I went up to one group of seven or eight people and started into my spiel when a little guy whom I hadn't noticed popped out of the group, grabbed me by the hand, and said, "I know who you are. My wife and I watch you on the news and we really enjoy your work. My name is Dom DiMaggio."
I was dumbstruck. The great hero of my boyhood had introduced himself to me. I babbled an incoherent response and spent the rest of the evening wandering around in a daze. When I got home after the event I stayed up half the night composing a three-page letter telling him how much he had meant to my growing up years.
When I was in the third grade in Merrymount School in Quincy, I became the only boy in my class who had to wear glasses. The other kids teased me about it, though not in a mean-spirited way. Still, I was constantly reminded that I was different. This was long before the age of contact lenses and kids with glasses were thought to be nerdy, or even worse, delicate. I searched for a role model and luckily I didn't have to look far. The centerfielder for the Boston Red Sox was Dom DiMaggio and he wore glasses. In 1946 he was, I believe, the only position player in the American League with glasses and he was good. I mean really good. Back then two-thirds of the American League starting outfield in the annual All-Star game automatically consisted of baseball's two biggest stars, Ted Williams and Dom's big brother, Joe. That meant one opening up for grabs among every other outfielder in the league. More often than not the third starting outfielder was Dom DiMaggio. That's how good he was, not quite on the level of Ted and Joe, but better than everyone else.
I followed him closely and studied his accomplishments. I learned that he was the only outfielder in American League history to record five hundred putouts in a single season before the schedule was expanded from 154 to 162 games (only two others have done it since then). He still holds the major league record for most chances accepted per game over the length of his career. In his rookie year he played in the field in only ninety-four games, that's only 61% of the games on the schedule, and still led the league in assists by an outfielder. On offense, he had more base hits during the years he played (discounting 1953, when he batted only three times) than any other player in the major leagues. He set a record for runs batted in by a leadoff hitter. And he is the only player in the twentieth century to average more than one hundred runs scored per season and not be elected to the Hall of Fame. Those are only some of the things he did as a player, and they do not even begin to tell the story of what an outstanding man he was.

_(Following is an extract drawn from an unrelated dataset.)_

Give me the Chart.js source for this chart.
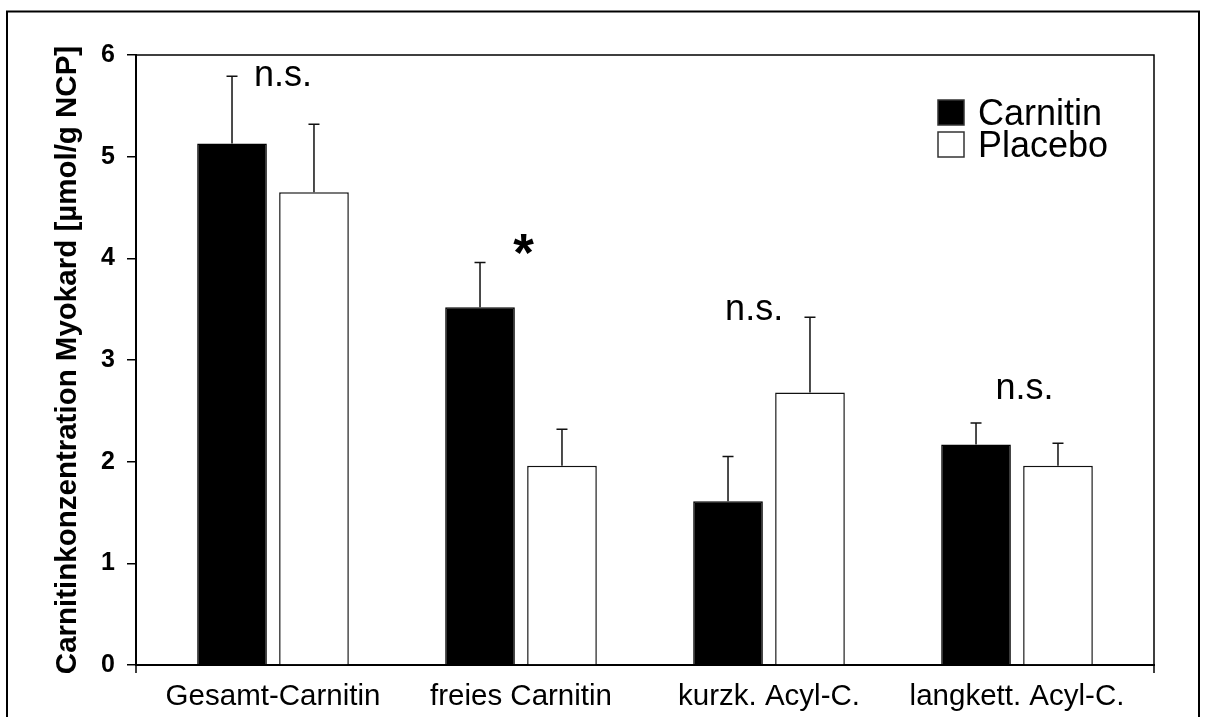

A few weeks after my aquarium encounter with him, my wife and I were sitting in the lounge of a restaurant waiting for our table when the waitress came over with a round of drinks compliments of "that couple in the corner." I looked over and there were Dom and Emily DiMaggio, waving at us. That was the beginning of a friendship that I have treasured more than any other in my lifetime. I came to appreciate what a wonderful family man he was; how successful he was in business; and how generous he was to worthy charities, chief among them the Jimmy Fund.
He shared much of his life with me, like the memorable morning I spent at his kitchen table listening to him and his brother Joe talk baseball; they both pored over the box scores every day and knew who was hot and who was not. Another time I stood next to a golf cart in which he and Enos Slaughter wee sitting, kibitzing over the seventh game of the 1946 World Series, the game in which Slaughter made his famous mad dash from first to home to win the game and the series for the Cardinals. Slaughter's take: he'd have never tried it had not Dom pulled up lame while legging out a game tying double in the top half of the inning. On several occasions I sat with Dom and Ted Williams and was always struck by Ted's deferential attitude towards him. Ted admired him greatly because of all he had done and the way he lived his life.
People only dream of having that kind of special access. And it was handed to me by my boyhood hero and lifelong role model.
In 2007, I conducted a long interview for Red Sox Productions with Dom in which we discussed all that he had accomplished in his long and productive life. Rather than edit it down, NESN ran it in full as a two-part program. After he passed away in 2009 his son Peter told me that on the night he lay dying, a DVD of those programsplayed in a loop so he could hear it.
Oh, about February 12, 2017. It was important because it was the one hundredth anniversary of his birth. How lucky I was – no, how blessed I was – to have had him as a hero and to have known him.
I loved him then. I love him now. And I always will.